None of these portfolios are disasters. Which is what makes this harder to see. They function. They pass reviews. They get approved. Nobody’s getting fired.

But line enough of them up and a pattern starts to show:

  • fixed income treated as a placeholder instead of a tool
  • alternatives added, sometimes reluctantly, often not integrated
  • risk discussed, kinda sorta, but not really allocated
  • target returns harder than they look, and rarely supported by a real plan
  • decisions get made, often slowly, but too rarely connected

Individually, none of this is fatal. Together, it adds up, quietly, into a big problem.

Anyone associated with any of these pools of capital will tell you how truly important they are. Fewer seem willing to ring the alarm bell or talk about the hard bits.

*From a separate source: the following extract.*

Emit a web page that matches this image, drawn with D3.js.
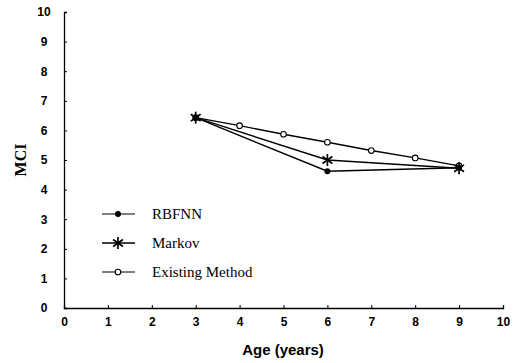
<!DOCTYPE html>
<html>
<head>
<meta charset="utf-8">
<script src="https://cdn.jsdelivr.net/npm/d3@7"></script>
<style>
  body { margin: 0; background: #fff; }
  svg { display: block; }
</style>
</head>
<body>
<svg id="chart" width="521" height="363"></svg>
<script>
// MCI vs age chart

var xTicks = [0, 1, 2, 3, 4, 5, 6, 7, 8, 9, 10],
    yTicks = [0, 1, 2, 3, 4, 5, 6, 7, 8, 9, 10];

var rbfnnAge = [3, 6, 9],
    rbfnnMci = [6.43, 4.62, 4.74];

var markovAge = [3, 6, 9],
    markovMci = [6.43, 5.0, 4.72];

var existingAge = [3, 4, 5, 6, 7, 8, 9],
    existingMci = [6.43, 6.16, 5.87, 5.6, 5.32, 5.07, 4.8];

var seriesNames = ["RBFNN", "Markov", "Existing Method"];

var svg = d3.select("#chart");

var x = d3.scaleLinear().domain([0, 10]).range([64, 503]),
    y = d3.scaleLinear().domain([0, 10]).range([308, 12]);

var xAxis = svg.append("g")
  .attr("transform", "translate(0," + y(0) + ")")
  .call(d3.axisBottom(x).tickValues(xTicks).tickSize(-3).tickPadding(9));

var yAxis = svg.append("g")
  .attr("transform", "translate(" + x(0) + ",0)")
  .call(d3.axisLeft(y).tickValues(yTicks).tickSize(-3).tickPadding(18));

[xAxis, yAxis].forEach(function(a) {
  a.select(".domain").attr("stroke", "#000").attr("stroke-width", 1.3);
  a.selectAll(".tick line").attr("stroke", "#000");
  a.selectAll(".tick text")
   .attr("fill", "#000")
   .style("font-family", "Liberation Sans, Arial, sans-serif")
   .style("font-weight", "bold")
   .style("font-size", "12px");
});
yAxis.selectAll(".tick text").attr("text-anchor", "middle").attr("dx", "-2");

var line = d3.line()
  .x(function(d) { return x(d[0]); })
  .y(function(d) { return y(d[1]); });

function pairs(a, b) {
  return a.map(function(v, i) { return [v, b[i]]; });
}

var rbfnn = pairs(rbfnnAge, rbfnnMci),
    markov = pairs(markovAge, markovMci),
    existing = pairs(existingAge, existingMci);

[rbfnn, markov, existing].forEach(function(s) {
  svg.append("path")
    .datum(s)
    .attr("d", line)
    .attr("fill", "none")
    .attr("stroke", "#000")
    .attr("stroke-width", 1.4);
});

// asterisk: vertical + two diagonals
function star(g, cx, cy, r) {
  [90, 35, 145].forEach(function(a) {
    var rad = a * Math.PI / 180;
    g.append("line")
      .attr("x1", cx - r * Math.cos(rad)).attr("y1", cy - r * Math.sin(rad))
      .attr("x2", cx + r * Math.cos(rad)).attr("y2", cy + r * Math.sin(rad))
      .attr("stroke", "#000").attr("stroke-width", 1.7);
  });
}

function dot(g, cx, cy) {
  g.append("circle").attr("cx", cx).attr("cy", cy).attr("r", 3).attr("fill", "#000");
}

function ring(g, cx, cy) {
  g.append("circle").attr("cx", cx).attr("cy", cy).attr("r", 2.8)
    .attr("fill", "#fff").attr("stroke", "#000").attr("stroke-width", 1.1);
}

var marks = svg.append("g");
existing.forEach(function(d) { ring(marks, x(d[0]), y(d[1])); });
rbfnn.forEach(function(d) { dot(marks, x(d[0]), y(d[1])); });
markov.forEach(function(d) { star(marks, x(d[0]), y(d[1]), 6); });

// legend
var legendY = [214, 243, 272],
    drawers = [dot, function(g, cx, cy) { star(g, cx, cy, 6); }, ring];

var legend = svg.append("g");
seriesNames.forEach(function(name, i) {
  var ly = legendY[i];
  legend.append("line")
    .attr("x1", 102).attr("x2", 135).attr("y1", ly).attr("y2", ly)
    .attr("stroke", "#000").attr("stroke-width", i == 1 ? 1.5 : 1.1);
  drawers[i](legend, 118, ly);
  legend.append("text")
    .attr("x", 152).attr("y", ly + 5)
    .style("font-family", "Liberation Serif, Times New Roman, serif")
    .style("font-size", "15px")
    .text(name);
});

svg.append("text")
  .attr("transform", "translate(26,160) rotate(-90)")
  .attr("text-anchor", "middle")
  .style("font-family", "Liberation Serif, Times New Roman, serif")
  .style("font-weight", "bold")
  .style("font-size", "16px")
  .text("MCI");

svg.append("text")
  .attr("x", 283).attr("y", 355)
  .attr("text-anchor", "middle")
  .style("font-family", "Liberation Sans, Arial, sans-serif")
  .style("font-weight", "bold")
  .style("font-size", "15px")
  .text("Age (years)");
</script>
</body>
</html>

Most foundation boards are missing a few of these pieces. They’re not alone. You can have a well-run board, family office, or advisor and still not have this fully covered. In many cases, it’s not a lack of effort or intelligence. It’s that the full set of skills needed to oversee today’s more important, more complex portfolios isn’t always sitting around the table at the same time. 

Governance is there. Experience might be there. But connecting how the portfolio actually works - across fixed income, private markets, liquidity, risk, tactical decisions, and long-term objectives - doesn’t always have a clear owner. At least not one sitting there every time decisions are made.

So the pieces are all there, and the good intentions are almost always there, but it’s too often disconnected. Some portfolios need a full reset. Many just aren’t that far away - from asking the questions out loud and having them answered in the same room.